◆ **Provided data**:
— start —
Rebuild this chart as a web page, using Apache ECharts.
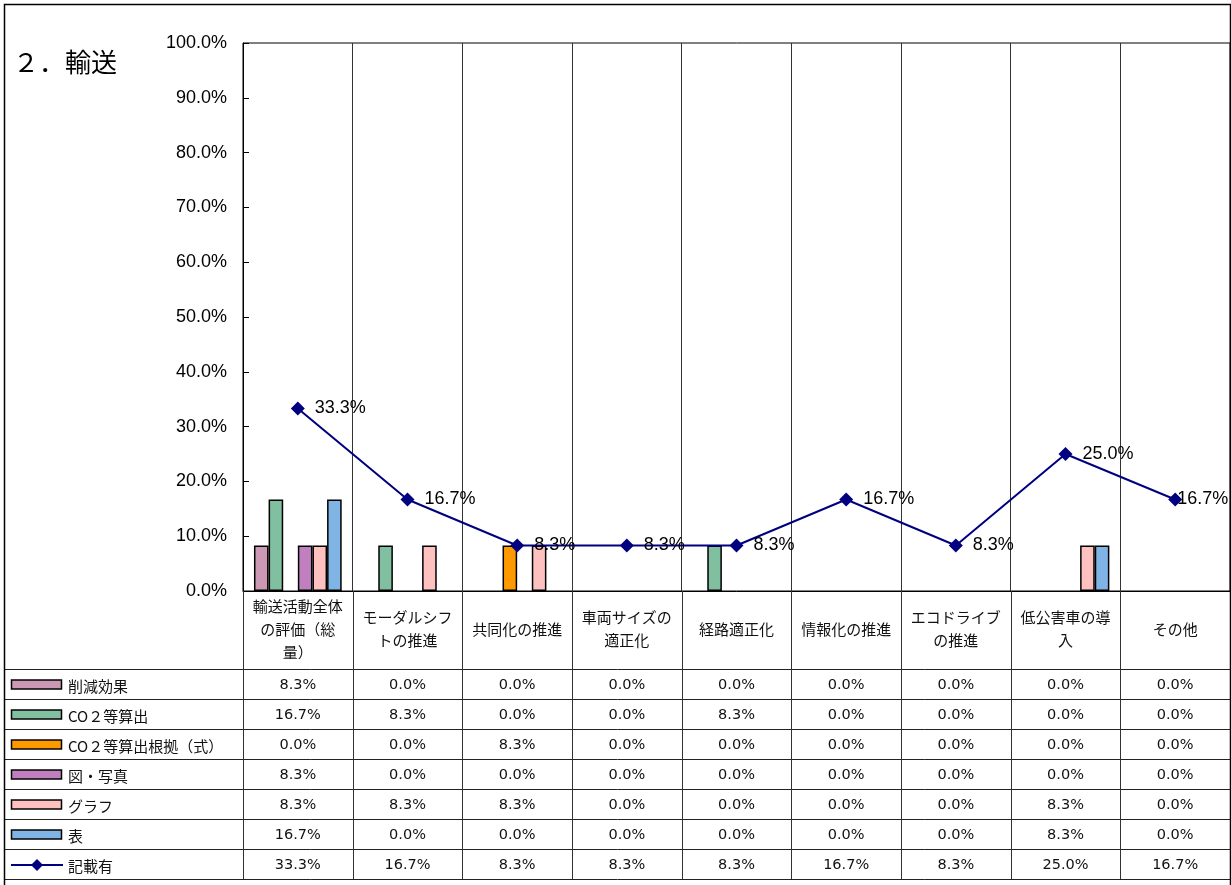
<!DOCTYPE html>
<html><head><meta charset="utf-8">
<script src="https://cdn.jsdelivr.net/npm/echarts@6/dist/echarts.min.js"></script>
<style>html,body{margin:0;padding:0;background:#fff}#c{width:1231px;height:885px}</style>
</head><body><div id="c"></div>
<script>
const chartTitle = '２．輸送';
const categories = ['輸送活動全体\nの評価（総\n量）', 'モーダルシフ\nトの推進', '共同化の推進', '車両サイズの\n適正化', '経路適正化', '情報化の推進', 'エコドライブ\nの推進', '低公害車の導\n入', 'その他'];
const barNames = ['削減効果', 'CO２等算出', 'CO２等算出根拠（式）', '図・写真', 'グラフ', '表'];
const lineName = '記載有';
const reduction = [8.3, 0, 0, 0, 0, 0, 0, 0, 0];
const co2Calc = [16.7, 8.3, 0, 0, 8.3, 0, 0, 0, 0];
const co2Basis = [0, 0, 8.3, 0, 0, 0, 0, 0, 0];
const figPhoto = [8.3, 0, 0, 0, 0, 0, 0, 0, 0];
const graphVals = [8.3, 8.3, 8.3, 0, 0, 0, 0, 8.3, 0];
const tableVals = [16.7, 0, 0, 0, 0, 0, 0, 8.3, 0];
const described = [33.3, 16.7, 8.3, 8.3, 8.3, 16.7, 8.3, 25.0, 16.7];
const yMin = 0, yMax = 100, yStep = 10;

const barColors = ['#CC99B4', '#80C0A0', '#FF9900', '#C080C0', '#FFC0C0', '#80B4E4'];
const lineColor = '#000080';
const barData = [reduction, co2Calc, co2Basis, figPhoto, graphVals, tableVals];
const pct = v => v.toFixed(1) + '%';

const chart = echarts.init(document.getElementById('c'), null, {renderer: 'canvas'});
const GRID = {left: 243, right: 1, top: 43, bottom: 294};
const W = 1231;

const series = barData.map((d, i) => ({
  name: barNames[i], type: 'bar',
  data: d.map(v => v === 0 ? {value: v, itemStyle: {borderWidth: 0}} : v),
  barGap: 0, barCategoryGap: '20%',
  itemStyle: {color: barColors[i], borderColor: '#000', borderWidth: 1.5},
  z: 2
}));
// last point's label is pushed back inside the chart edge
const lineData = described.map((v, i) => i === described.length - 1 ? {value: v, label: {distance: -5}} : v);
series.push({
  name: lineName, type: 'line', data: lineData,
  symbol: 'diamond', symbolSize: 14,
  itemStyle: {color: lineColor},
  lineStyle: {color: lineColor, width: 2},
  label: {show: true, position: 'right', distance: 10, fontSize: 18,
    fontFamily: 'Liberation Sans, Arial, sans-serif', color: '#000',
    formatter: p => pct(p.value)},
  z: 5
});

chart.setOption({
  animation: false,
  backgroundColor: '#fff',
  grid: Object.assign({show: true, borderColor: '#000', borderWidth: 1, containLabel: false, outerBoundsMode: 'none'}, GRID),
  xAxis: {
    type: 'category', data: categories,
    axisLine: {lineStyle: {color: '#000', width: 1}},
    axisTick: {show: false},
    axisLabel: {interval: 0, fontSize: 15, lineHeight: 23, color: '#111',
      fontFamily: 'Noto Sans CJK JP, sans-serif', verticalAlign: 'middle', margin: 38},
    splitLine: {show: true, interval: 0, lineStyle: {color: '#333', width: 1}}
  },
  yAxis: {
    type: 'value', min: yMin, max: yMax, interval: yStep,
    axisLine: {show: true, lineStyle: {color: '#000', width: 1}},
    axisTick: {show: true, inside: true, length: 6, lineStyle: {color: '#000'}},
    axisLabel: {formatter: v => pct(v), fontSize: 18, color: '#000', margin: 16,
      fontFamily: 'Liberation Sans, Arial, sans-serif'},
    splitLine: {show: false}
  },
  series: series
});

const c0 = chart.convertToPixel({xAxisIndex: 0}, 0);
const c1 = chart.convertToPixel({xAxisIndex: 0}, 1);
const band = c1 - c0;
const centers = categories.map((_, i) => chart.convertToPixel({xAxisIndex: 0}, i));
const axisY = chart.convertToPixel({yAxisIndex: 0}, 0);
const tableTop = 669, rowH = 30, tableLeft = 4;
const rows = barNames.concat([lineName]);
const rowVals = barData.concat([described]);
const g = [];
g.push({type: 'rect', shape: {x: 4.5, y: 4.5, width: 1226, height: 900}, style: {fill: null, stroke: '#000', lineWidth: 1.5}, z: 100});
g.push({type: 'text', left: 13, top: 49, style: {text: chartTitle, fontSize: 26, fontFamily: 'Noto Sans CJK JP, sans-serif', fill: '#000'}});
for (let k = 0; k <= rows.length; k++) {
  const y = Math.round(tableTop + k * rowH) + 0.5;
  g.push({type: 'line', shape: {x1: tableLeft, y1: y, x2: W, y2: y}, style: {stroke: '#222', lineWidth: 1}, z: 50});
}
const bottomY = tableTop + rows.length * rowH;
for (let i = 0; i <= categories.length; i++) {
  const x = Math.round(c0 - band / 2 + i * band) + 0.5;
  g.push({type: 'line', shape: {x1: x, y1: axisY, x2: x, y2: bottomY}, style: {stroke: '#333', lineWidth: 1}, z: 50});
}
rows.forEach((name, r) => {
  const cy = tableTop + r * rowH + rowH / 2 + 1;
  if (r < barNames.length) {
    g.push({type: 'rect', shape: {x: 11.5, y: cy - 5, width: 50, height: 9}, style: {fill: barColors[r], stroke: '#000', lineWidth: 1.5}, z: 60});
  } else {
    g.push({type: 'line', shape: {x1: 11, y1: cy, x2: 63, y2: cy}, style: {stroke: lineColor, lineWidth: 2}, z: 60});
    g.push({type: 'polygon', shape: {points: [[37, cy - 6], [43, cy], [37, cy + 6], [31, cy]]}, style: {fill: lineColor}, z: 61});
  }
  g.push({type: 'text', x: 68, y: cy + 1, style: {text: name, fontSize: 15, fontFamily: 'Noto Sans CJK JP, sans-serif', fill: '#111', verticalAlign: 'middle', align: 'left'}, z: 60});
  rowVals[r].forEach((v, i) => {
    g.push({type: 'text', x: centers[i], y: cy, style: {text: pct(v), fontSize: 14.5, fontFamily: 'DejaVu Sans, sans-serif', fill: '#111', align: 'center', verticalAlign: 'middle'}, z: 60});
  });
});
chart.setOption({graphic: g});
</script></body></html>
— end —
◆ **Exercise goal**:
Quote the data above in full, leaving out the pictures it holds.

◆ **Correct answer**:
Rebuild this chart as a web page, using Apache ECharts.
<!DOCTYPE html>
<html><head><meta charset="utf-8">
<script src="https://cdn.jsdelivr.net/npm/echarts@6/dist/echarts.min.js"></script>
<style>html,body{margin:0;padding:0;background:#fff}#c{width:1231px;height:885px}</style>
</head><body><div id="c"></div>
<script>
const chartTitle = '２．輸送';
const categories = ['輸送活動全体\nの評価（総\n量）', 'モーダルシフ\nトの推進', '共同化の推進', '車両サイズの\n適正化', '経路適正化', '情報化の推進', 'エコドライブ\nの推進', '低公害車の導\n入', 'その他'];
const barNames = ['削減効果', 'CO２等算出', 'CO２等算出根拠（式）', '図・写真', 'グラフ', '表'];
const lineName = '記載有';
const reduction = [8.3, 0, 0, 0, 0, 0, 0, 0, 0];
const co2Calc = [16.7, 8.3, 0, 0, 8.3, 0, 0, 0, 0];
const co2Basis = [0, 0, 8.3, 0, 0, 0, 0, 0, 0];
const figPhoto = [8.3, 0, 0, 0, 0, 0, 0, 0, 0];
const graphVals = [8.3, 8.3, 8.3, 0, 0, 0, 0, 8.3, 0];
const tableVals = [16.7, 0, 0, 0, 0, 0, 0, 8.3, 0];
const described = [33.3, 16.7, 8.3, 8.3, 8.3, 16.7, 8.3, 25.0, 16.7];
const yMin = 0, yMax = 100, yStep = 10;

const barColors = ['#CC99B4', '#80C0A0', '#FF9900', '#C080C0', '#FFC0C0', '#80B4E4'];
const lineColor = '#000080';
const barData = [reduction, co2Calc, co2Basis, figPhoto, graphVals, tableVals];
const pct = v => v.toFixed(1) + '%';

const chart = echarts.init(document.getElementById('c'), null, {renderer: 'canvas'});
const GRID = {left: 243, right: 1, top: 43, bottom: 294};
const W = 1231;

const series = barData.map((d, i) => ({
  name: barNames[i], type: 'bar',
  data: d.map(v => v === 0 ? {value: v, itemStyle: {borderWidth: 0}} : v),
  barGap: 0, barCategoryGap: '20%',
  itemStyle: {color: barColors[i], borderColor: '#000', borderWidth: 1.5},
  z: 2
}));
// last point's label is pushed back inside the chart edge
const lineData = described.map((v, i) => i === described.length - 1 ? {value: v, label: {distance: -5}} : v);
series.push({
  name: lineName, type: 'line', data: lineData,
  symbol: 'diamond', symbolSize: 14,
  itemStyle: {color: lineColor},
  lineStyle: {color: lineColor, width: 2},
  label: {show: true, position: 'right', distance: 10, fontSize: 18,
    fontFamily: 'Liberation Sans, Arial, sans-serif', color: '#000',
    formatter: p => pct(p.value)},
  z: 5
});

chart.setOption({
  animation: false,
  backgroundColor: '#fff',
  grid: Object.assign({show: true, borderColor: '#000', borderWidth: 1, containLabel: false, outerBoundsMode: 'none'}, GRID),
  xAxis: {
    type: 'category', data: categories,
    axisLine: {lineStyle: {color: '#000', width: 1}},
    axisTick: {show: false},
    axisLabel: {interval: 0, fontSize: 15, lineHeight: 23, color: '#111',
      fontFamily: 'Noto Sans CJK JP, sans-serif', verticalAlign: 'middle', margin: 38},
    splitLine: {show: true, interval: 0, lineStyle: {color: '#333', width: 1}}
  },
  yAxis: {
    type: 'value', min: yMin, max: yMax, interval: yStep,
    axisLine: {show: true, lineStyle: {color: '#000', width: 1}},
    axisTick: {show: true, inside: true, length: 6, lineStyle: {color: '#000'}},
    axisLabel: {formatter: v => pct(v), fontSize: 18, color: '#000', margin: 16,
      fontFamily: 'Liberation Sans, Arial, sans-serif'},
    splitLine: {show: false}
  },
  series: series
});

const c0 = chart.convertToPixel({xAxisIndex: 0}, 0);
const c1 = chart.convertToPixel({xAxisIndex: 0}, 1);
const band = c1 - c0;
const centers = categories.map((_, i) => chart.convertToPixel({xAxisIndex: 0}, i));
const axisY = chart.convertToPixel({yAxisIndex: 0}, 0);
const tableTop = 669, rowH = 30, tableLeft = 4;
const rows = barNames.concat([lineName]);
const rowVals = barData.concat([described]);
const g = [];
g.push({type: 'rect', shape: {x: 4.5, y: 4.5, width: 1226, height: 900}, style: {fill: null, stroke: '#000', lineWidth: 1.5}, z: 100});
g.push({type: 'text', left: 13, top: 49, style: {text: chartTitle, fontSize: 26, fontFamily: 'Noto Sans CJK JP, sans-serif', fill: '#000'}});
for (let k = 0; k <= rows.length; k++) {
  const y = Math.round(tableTop + k * rowH) + 0.5;
  g.push({type: 'line', shape: {x1: tableLeft, y1: y, x2: W, y2: y}, style: {stroke: '#222', lineWidth: 1}, z: 50});
}
const bottomY = tableTop + rows.length * rowH;
for (let i = 0; i <= categories.length; i++) {
  const x = Math.round(c0 - band / 2 + i * band) + 0.5;
  g.push({type: 'line', shape: {x1: x, y1: axisY, x2: x, y2: bottomY}, style: {stroke: '#333', lineWidth: 1}, z: 50});
}
rows.forEach((name, r) => {
  const cy = tableTop + r * rowH + rowH / 2 + 1;
  if (r < barNames.length) {
    g.push({type: 'rect', shape: {x: 11.5, y: cy - 5, width: 50, height: 9}, style: {fill: barColors[r], stroke: '#000', lineWidth: 1.5}, z: 60});
  } else {
    g.push({type: 'line', shape: {x1: 11, y1: cy, x2: 63, y2: cy}, style: {stroke: lineColor, lineWidth: 2}, z: 60});
    g.push({type: 'polygon', shape: {points: [[37, cy - 6], [43, cy], [37, cy + 6], [31, cy]]}, style: {fill: lineColor}, z: 61});
  }
  g.push({type: 'text', x: 68, y: cy + 1, style: {text: name, fontSize: 15, fontFamily: 'Noto Sans CJK JP, sans-serif', fill: '#111', verticalAlign: 'middle', align: 'left'}, z: 60});
  rowVals[r].forEach((v, i) => {
    g.push({type: 'text', x: centers[i], y: cy, style: {text: pct(v), fontSize: 14.5, fontFamily: 'DejaVu Sans, sans-serif', fill: '#111', align: 'center', verticalAlign: 'middle'}, z: 60});
  });
});
chart.setOption({graphic: g});
</script></body></html>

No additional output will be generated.